Embora o seu percurso profissional só agora chegue ao universo dos super-heróis, Spellman confessa ao SAPO Mag que já é fã de muitas personagens da Marvel desde a infância. "Começou tudo com um grupo de miúdos pobres de Berkeley que roubava BD. Conheci o meu melhor amigo ao roubar BD, guardando-a na mochila dele, e ele nem sequer me conhecia. Foi assim que nos tornámos próximos. Mas não estou a encorajar os miúdos a roubar BD", esclarece.
"Venho de uma cidade muito ligada à BD, havia lojas especializadas icónicas nos anos 1980 ou mesmo antes. Os meus super-heróis favoritos eram o Homem-Aranha - para mim, era o centro do universo - e personagens negras como o Deathlok e o Luke Cage. Costumávamos desenhá-los, passei grande parte da minha infância nessas lojas", lembra.
Apesar de Deathlock e Luke Cage não serem personagens esperadas em "O Falcão e o Soldado do Inverno", Spellman teve oportunidade de abordar outras figuras negras na minissérie, desde logo um dos protagonistas. "O Sam é afro-americano, é negro e é do sul. E nada disso é acidental. (...) Não queríamos que ele se limitasse a fazer continência à bandeira ignorando todas as tensões que fazem parte desta nação. E há personagens na série que vão torná-lo ainda mais pressionado", antecipa.
"Há muito território comum entre qualquer criador negro e uma personagem negra. É muito difícil de o descrever. Não quer dizer que sejamos monolíticos, há sempre perspetivas diferentes, mas há quase realidades que já todos enfrentámos", assegura.
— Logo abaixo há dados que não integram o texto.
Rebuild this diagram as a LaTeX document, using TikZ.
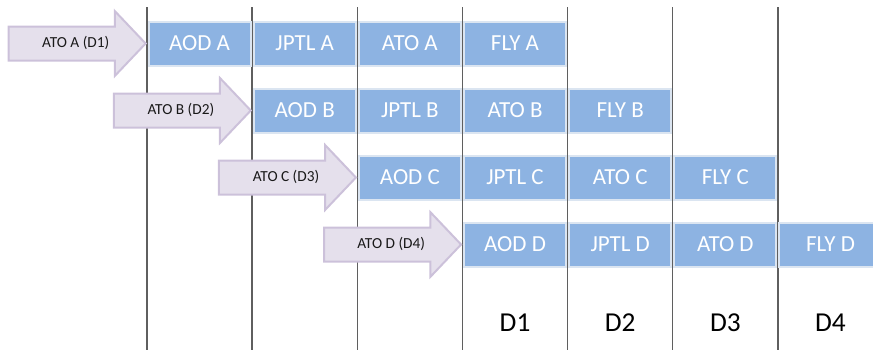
\documentclass[tikz,border=0pt]{standalone}
\usepackage{fontspec}
\setmainfont{Carlito}
\usetikzlibrary{positioning, shapes.arrows}
\definecolor{blockblue}{HTML}{8DB3E2}
\definecolor{blockedge}{HTML}{DBE5F1}
\definecolor{leadfill}{HTML}{E5E0EC}
\definecolor{leadedge}{HTML}{CCC1DA}
\definecolor{gridline}{HTML}{5F5F5F}

\begin{document}
\begin{tikzpicture}[x=0.75pt, y=-0.75pt,
		every block/.style={rectangle, fill=blockblue, draw=blockedge,
			line width=1.5pt, minimum width=76.5pt, minimum height=33pt,
			inner sep=0pt, text=white, font=\fontsize{17.25}{20}\selectfont},
		every lead/.style={single arrow, anchor=tip, fill=leadfill,
			draw=leadedge, line width=1.5pt, minimum height=102.75pt,
			single arrow head extend=11.6pt, single arrow tip angle=93,
			single arrow head indent=0pt, inner ysep=7pt, inner xsep=4pt,
			text height=8pt, text depth=2pt, text=black!90,
			font=\fontsize{11.5}{13}\selectfont},
		every day/.style={font=\fontsize{20.5}{24}\selectfont}]
		\useasboundingbox (0,0) rectangle (873,350);
		% day columns
		\foreach \c in {0,...,6} {
			\coordinate (top-\c) at ({147+105.15*\c},7);
			\coordinate (bot-\c) at ({147+105.15*\c},350);
			\draw [gridline, line width=1.1pt] (top-\c) -- (bot-\c);
		};
		% one row per aircraft
		\foreach \l/\d [count=\i from 0] in {A/1,B/2,C/3,D/4} {
			\node [every lead/.try] (lead-\l) at ({147+105.15*\i},{43.5+67*\i}) {
				\hspace*{10pt}ATO \l\ (D\d)
			};
			\foreach \t [count=\j from 0] in {AOD,JPTL,ATO,FLY} {
				\node [every block/.try] (\t-\l) at ({147+105.15*(\i+\j+0.5)},{43.5+67*\i}) {
					\t\ \l
				};
			};
			\node [every day/.try] (day-\d) at ({147+105.15*(\i+3.5)},323) {D\d};
		};

	\end{tikzpicture}
\end{document}
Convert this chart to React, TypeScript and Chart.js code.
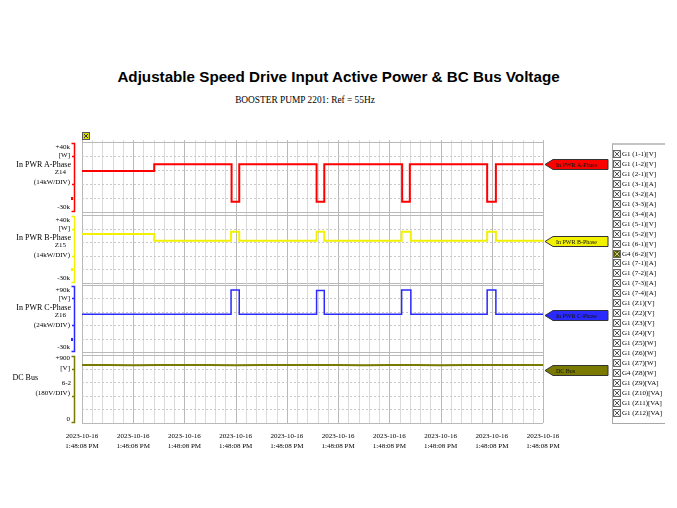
import React, { useEffect, useRef } from 'react';
import { Chart, registerables } from 'chart.js';

Chart.register(...registerables);

// ---------- data ----------
const xTickDates = ['2023-10-16', '2023-10-16', '2023-10-16', '2023-10-16', '2023-10-16', '2023-10-16', '2023-10-16', '2023-10-16', '2023-10-16', '2023-10-16'];
const xTickTimes = ['1:48:08 PM', '1:48:08 PM', '1:48:08 PM', '1:48:08 PM', '1:48:08 PM', '1:48:08 PM', '1:48:08 PM', '1:48:08 PM', '1:48:08 PM', '1:48:08 PM'];

// time axis in divisions (0..9)
const phaseATime = [0, 1.41, 2.92, 3.07, 4.58, 4.73, 6.25, 6.4, 7.91, 8.08, 9];
const phaseAPower = [11000, 17700, -19700, 17700, -19700, 17700, -19700, 17700, -19700, 17700, 17700];

const phaseBTime = [0, 1.41, 2.91, 3.07, 4.58, 4.73, 6.24, 6.42, 7.91, 8.08, 9];
const phaseBPower = [20400, 13600, 22800, 13600, 22800, 13600, 22800, 13600, 22800, 13600, 13600];

const phaseCTime = [0, 2.91, 3.07, 4.58, 4.73, 6.24, 6.42, 7.91, 8.08, 9];
const phaseCPower = [37500, 81000, 37500, 80000, 37500, 81000, 37500, 81000, 37500, 37500];

const dcBusTime = [0, 0.5, 1, 1.5, 2, 2.5, 3, 3.5, 4, 4.5, 5, 5.5, 6, 6.5, 7, 7.5, 8, 8.5, 9];
const dcBusVolts = [766, 768, 765, 767, 769, 766, 764, 767, 768, 766, 767, 765, 768, 766, 764, 767, 769, 766, 767];

const panelNames = ['In PWR A-Phase', 'In PWR B-Phase', 'In PWR C-Phase', 'DC Bus'];
const panelTopLabels = ['+40k', '+40k', '+90k', '+900'];
const panelUnits = ['[W]', '[W]', '[W]', '[V]'];
const panelChannels = ['Z14', 'Z15', 'Z16', '6-2'];
const panelDivLabels = ['(14kW/DIV)', '(14kW/DIV)', '(24kW/DIV)', '(180V/DIV)'];
const panelBottomLabels = ['-30k', '-30k', '-30k', '0'];
const panelMin = [-30000, -30000, -30000, 0];
const panelMax = [40000, 40000, 90000, 900];

const channelList = [
  'G1 (1-1)[V]', 'G1 (1-2)[V]', 'G1 (2-1)[V]', 'G1 (3-1)[A]', 'G1 (3-2)[A]', 'G1 (3-3)[A]', 'G1 (3-4)[A]',
  'G1 (5-1)[V]', 'G1 (5-2)[V]', 'G1 (6-1)[V]', 'G4 (6-2)[V]', 'G1 (7-1)[A]', 'G1 (7-2)[A]', 'G1 (7-3)[A]',
  'G1 (7-4)[A]', 'G1 (Z1)[V]', 'G1 (Z2)[V]', 'G1 (Z3)[V]', 'G1 (Z4)[V]', 'G1 (Z5)[W]', 'G1 (Z6)[W]',
  'G1 (Z7)[W]', 'G4 (Z8)[W]', 'G1 (Z9)[VA]', 'G1 (Z10)[VA]', 'G1 (Z11)[VA]', 'G1 (Z12)[VA]',
];
const activeChannels = ['G4 (6-2)[V]'];

const SERIES = [
  { t: phaseATime, v: phaseAPower },
  { t: phaseBTime, v: phaseBPower },
  { t: phaseCTime, v: phaseCPower },
  { t: dcBusTime, v: dcBusVolts },
];

// ---------- styles / layout ----------
const W = 677;
const PLOT_LEFT = 82;
const PLOT_RIGHT = 543;
const PANEL_TOP = [142, 215, 285, 355];
const PANEL_BOTTOM = [212, 283, 352, 423];
const AXIS_H = 30;
const COLORS = ['#ff0000', '#f2f200', '#2a2aff', '#7a7a00'];
const LINE_W = [2, 2, 1.5, 2];
const STEPPED = [true, true, true, false];
const TAG_OFFSET = [0, 0, 1, 5];
const SERIF = '"Liberation Serif", "Times New Roman", serif';

function Panel({ idx }: { idx: number }) {
  const ref = useRef<HTMLCanvasElement>(null);
  const isLast = idx === 3;
  const top = PANEL_TOP[idx];
  const bottom = PANEL_BOTTOM[idx];
  const h = isLast ? bottom - top + 2 + AXIS_H : bottom - top + 4;

  useEffect(() => {
    const s = SERIES[idx];
    const color = COLORS[idx];
    const gridPlugin = {
      id: 'scopeGrid',
      beforeDatasetsDraw(chart: any) {
        const { ctx, chartArea: a, scales } = chart;
        const x = scales.x;
        const y = scales.y;
        ctx.save();
        ctx.lineWidth = 1;
        const ext = 2;
        for (let k = 0; k <= 45; k++) {
          const px = Math.round(x.getPixelForValue(k * 0.2)) + 0.5;
          ctx.strokeStyle = k % 5 === 0 ? '#b9b9b9' : '#dadada';
          ctx.beginPath();
          ctx.moveTo(px, a.top - ext);
          ctx.lineTo(px, a.bottom + (isLast ? 0 : ext));
          ctx.stroke();
        }
        const mn = panelMin[idx];
        const mx = panelMax[idx];
        for (let j = 0; j <= 5; j++) {
          const py = Math.round(y.getPixelForValue(mn + (j * (mx - mn)) / 5)) + 0.5;
          const edge = j === 0 || j === 5;
          ctx.strokeStyle = edge ? '#b9b9b9' : '#c8c8c8';
          ctx.setLineDash(edge ? [] : [2, 2]);
          ctx.beginPath();
          ctx.moveTo(a.left, py);
          ctx.lineTo(a.right, py);
          ctx.stroke();
        }
        ctx.setLineDash([]);
        ctx.restore();
      },
      afterDraw(chart: any) {
        const { ctx, chartArea: a, scales } = chart;
        const y = scales.y;
        ctx.save();
        // bracket on the left
        const bx = 74.5;
        ctx.strokeStyle = color;
        ctx.lineWidth = 1.5;
        ctx.beginPath();
        ctx.moveTo(bx - 3, a.top + 1.5);
        ctx.lineTo(bx, a.top + 1.5);
        ctx.lineTo(bx, a.bottom - 0.5);
        ctx.lineTo(bx - 3, a.bottom - 0.5);
        ctx.stroke();
        const mn = panelMin[idx];
        const mx = panelMax[idx];
        [1, 3].forEach((j) => {
          const py = Math.round(y.getPixelForValue(mx - (j * (mx - mn)) / 5)) + 0.5;
          ctx.beginPath();
          ctx.moveTo(bx - 2.5, py);
          ctx.lineTo(bx, py);
          ctx.stroke();
        });
        if (!isLast) {
          const pd = Math.round(y.getPixelForValue(mx - (4 * (mx - mn)) / 5));
          ctx.fillStyle = color;
          ctx.fillRect(71, pd - 1, 2, 3);
        }
        // tag on the right
        const lastV = s.v[s.v.length - 1];
        const ty = Math.round(y.getPixelForValue(lastV)) + TAG_OFFSET[idx] + 0.5;
        const tipX = 545;
        const bodyX = 553;
        const endX = 608;
        ctx.beginPath();
        ctx.moveTo(tipX, ty);
        ctx.lineTo(bodyX, ty - 5);
        ctx.lineTo(endX, ty - 5);
        ctx.lineTo(endX, ty + 5);
        ctx.lineTo(bodyX, ty + 5);
        ctx.closePath();
        ctx.fillStyle = color;
        ctx.fill();
        ctx.strokeStyle = '#333';
        ctx.lineWidth = 1;
        ctx.stroke();
        ctx.fillStyle = '#111';
        ctx.font = `6px ${SERIF}`;
        ctx.textBaseline = 'middle';
        ctx.textAlign = 'left';
        ctx.fillText(panelNames[idx], bodyX + 3, ty + 0.5);
        ctx.restore();
      },
    };

    const xScale: any = {
      type: 'linear',
      min: 0,
      max: 9,
      display: isLast,
      grid: { display: false, drawTicks: false },
      border: { display: false },
      ticks: {
        stepSize: 1,
        autoSkip: false,
        maxRotation: 0,
        padding: 8,
        color: '#000',
        font: { family: SERIF, size: 7, lineHeight: 1.4 },
        callback: (v: any) => {
          const i = Math.round(Number(v));
          return [xTickDates[i], xTickTimes[i]];
        },
      },
    };
    if (isLast) {
      xScale.afterFit = (sc: any) => {
        sc.height = AXIS_H;
      };
    }

    const chart = new Chart(ref.current as HTMLCanvasElement, {
      type: 'line',
      data: {
        datasets: [
          {
            data: s.t.map((t, i) => ({ x: t, y: s.v[i] })),
            borderColor: color,
            borderWidth: LINE_W[idx],
            stepped: STEPPED[idx] ? 'before' : false,
            pointRadius: 0,
            fill: false,
            tension: 0,
          } as any,
        ],
      },
      options: {
        animation: false,
        responsive: false,
        maintainAspectRatio: false,
        devicePixelRatio: 1,
        events: [],
        layout: { padding: { left: PLOT_LEFT, right: W - PLOT_RIGHT, top: 2, bottom: isLast ? 0 : 2 } },
        plugins: { legend: { display: false }, tooltip: { enabled: false }, title: { display: false } },
        scales: {
          x: xScale,
          y: { type: 'linear', min: panelMin[idx], max: panelMax[idx], display: false },
        },
      } as any,
      plugins: [gridPlugin],
    });
    return () => chart.destroy();
  }, []);

  return (
    <canvas
      ref={ref}
      width={W}
      height={h}
      style={{ position: 'absolute', left: 0, top: top - 2, width: W, height: h }}
    />
  );
}

function Txt({ x, y, align, size = 7, children }: { x: number; y: number; align?: 'left' | 'right'; size?: number; children: any }) {
  const style: any = {
    position: 'absolute',
    top: y - 6,
    lineHeight: '12px',
    fontSize: size,
    fontFamily: SERIF,
    whiteSpace: 'nowrap',
    color: '#000',
  };
  if (align === 'right') style.right = W - x;
  else style.left = x;
  return <div style={style}>{children}</div>;
}

function CheckBox({ active }: { active: boolean }) {
  return (
    <svg width={8} height={8} style={{ position: 'absolute', left: 0, top: 1 }}>
      <rect x={0.5} y={0.5} width={7} height={7} fill={active ? '#5e5e00' : '#f4f4f4'} stroke="#666" />
      <line x1={1.5} y1={1.5} x2={6.5} y2={6.5} stroke={active ? '#c8c8a0' : '#555'} />
      <line x1={6.5} y1={1.5} x2={1.5} y2={6.5} stroke={active ? '#c8c8a0' : '#555'} />
    </svg>
  );
}

export default function App() {
  return (
    <div style={{ position: 'absolute', left: 0, top: 0, width: W, height: 508, background: '#fff', overflow: 'hidden' }}>
      <div
        style={{
          position: 'absolute',
          left: 0,
          top: 68,
          width: W,
          textAlign: 'center',
          fontFamily: '"Liberation Sans", Arial, sans-serif',
          fontWeight: 'bold',
          fontSize: 15.2,
          lineHeight: '18px',
          color: '#000',
        }}
      >
        Adjustable Speed Drive Input Active Power &amp; BC Bus Voltage
      </div>
      <div
        style={{
          position: 'absolute',
          left: 305,
          top: 93,
          transform: 'translateX(-50%) scaleX(0.85)',
          fontFamily: SERIF,
          fontSize: 11,
          lineHeight: '12px',
          whiteSpace: 'nowrap',
          color: '#000',
        }}
      >
        BOOSTER PUMP 2201: Ref = 55Hz
      </div>

      {/* cursor marker */}
      <svg width={8} height={8} style={{ position: 'absolute', left: 82, top: 132 }}>
        <rect x={0.5} y={0.5} width={7} height={7} fill="#d9d900" stroke="#555" />
        <line x1={2} y1={2} x2={6} y2={6} stroke="#333" />
        <line x1={6} y1={2} x2={2} y2={6} stroke="#333" />
      </svg>

      {[0, 1, 2, 3].map((i) => (
        <Panel key={i} idx={i} />
      ))}

      {/* left labels */}
      {[0, 1, 2, 3].map((i) => {
        const t = PANEL_TOP[i];
        const b = PANEL_BOTTOM[i];
        const last = i === 3;
        return (
          <React.Fragment key={'l' + i}>
            <Txt x={70} y={t + (last ? 3 : 5)} align="right">{panelTopLabels[i]}</Txt>
            <Txt x={70} y={t + 13} align="right">{panelUnits[i]}</Txt>
            <Txt x={last ? 38 : 71} y={t + 23} align="right" size={8}>{panelNames[i]}</Txt>
            <Txt x={last ? 71 : 66} y={t + (last ? 28 : 30)} align="right">{panelChannels[i]}</Txt>
            <Txt x={70} y={t + (last ? 38 : 40)} align="right">{panelDivLabels[i]}</Txt>
            <Txt x={70} y={b - (last ? 4 : 5)} align="right">{panelBottomLabels[i]}</Txt>
          </React.Fragment>
        );
      })}

      {/* channel list */}
      <div
        style={{
          position: 'absolute',
          left: 612,
          top: 143,
          width: 52,
          height: 278,
          borderTop: '2px solid #c4c4c4',
          borderLeft: '1px solid #a8a8a8',
          borderBottom: '1px solid #a8a8a8',
        }}
      />
      {channelList.map((c, i) => (
        <div
          key={c}
          style={{ position: 'absolute', left: 613, top: 154 + i * 9.95 - 5, height: 10, width: 60 }}
        >
          <CheckBox active={activeChannels.includes(c)} />
          <div
            style={{
              position: 'absolute',
              left: 9,
              top: 0,
              fontFamily: SERIF,
              fontSize: 7,
              lineHeight: '10px',
              whiteSpace: 'nowrap',
              color: '#000',
            }}
          >
            {c}
          </div>
        </div>
      ))}
    </div>
  );
}
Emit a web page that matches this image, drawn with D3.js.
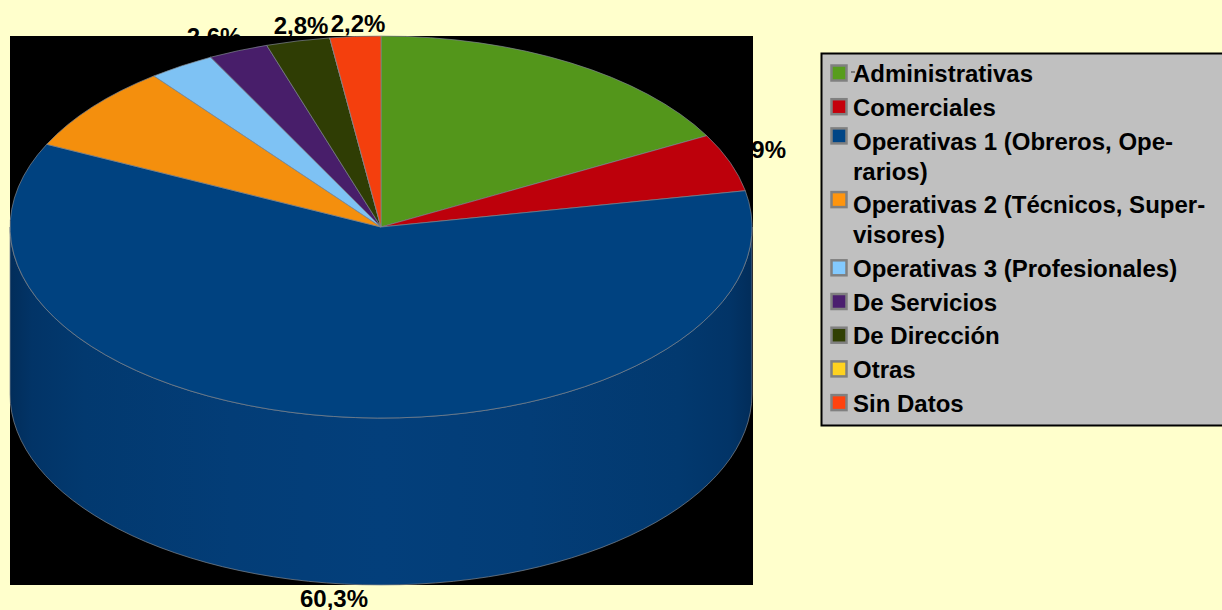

"Falei muito com o Anthony [Mackie, ator que encarna o Falcão] e tudo o que desenvolvemos para o Sam foi natural e orgânico e necessário", diz, salientando uma das primeiras cenas em que a questão racial se evidencia. "Toda a gente da minha família e do meu círculo de amigos que é negra adorou a cena com o Rhodey [James Rhodes, a Máquina de Guerra] e o Sam. E todos os argumentistas negros da série sabiam que iriam adorá-la. Simplesmente sabemos. Não sei explicar porquê, mas sabemos".
Um episódio de cada vez
No segundo episódio, "O Falcão e o Soldado do Inverno" aborda o racismo de forma direta, em mais de uma ocasião, e Spellman sublinha que essa liberdade talvez não tivesse sido possível sem o contributo de outro super-herói da Marvel. "'Black Panther' revolucionou tudo, não só na Marvel mas em todo o lado, porque provou que a comunidade negra e as pessoas de comunidades marginalizadas podiam ser heróis internacionais. Porque o mundo abraçou esse filme, e era decididamente negro", elogia.
O racismo e outras discussões que a série traz à mesa (como a disseminação de teorias da conspiração online) são potenciadas pelo formato semanal da minissérie, em vez da estreia simultânea dos seis episódios, considera o criador. "Fiquei feliz por ser semanal. Ganhamos algumas coisas com o binge[-watching], experiências intensas, podemos ver uma série ao ritmo que quisermos, e isso é ótimo. Mas o formato semanal cria uma experiência completamente diferente, gera expectativa e, mais importante, gera conversa. (...) Em vez de uma conversa gigante em torno da série, cada episódio permite abordar tópicos de conversa diferentes".
Spellman acrescenta que a forma como cada episódio foi concebido também é mais compatível com um modelo de estreia semanal. "Agora há uma tendência na televisão que passa por as esticar uma narrativa, como se as séries fossem um filme mais longo. Mas nós queríamos fazer um híbrido. Por isso, cada episódio tem a duração comprimida e a urgência de um filme. Há coisas que têm de acontecer e as relações e arcos de personagens desenvolvem-se até chegar a momentos de viragem, tal como num filme". As muitas mudanças para se adaptar à sua "bolha" no Universo Cinematográfico Marvel não foram, por isso, em vão. "Acho que conseguimos encontrar um formato único que nos permite mergulhar a fundo nestas personagens e não apenas chegar até elas".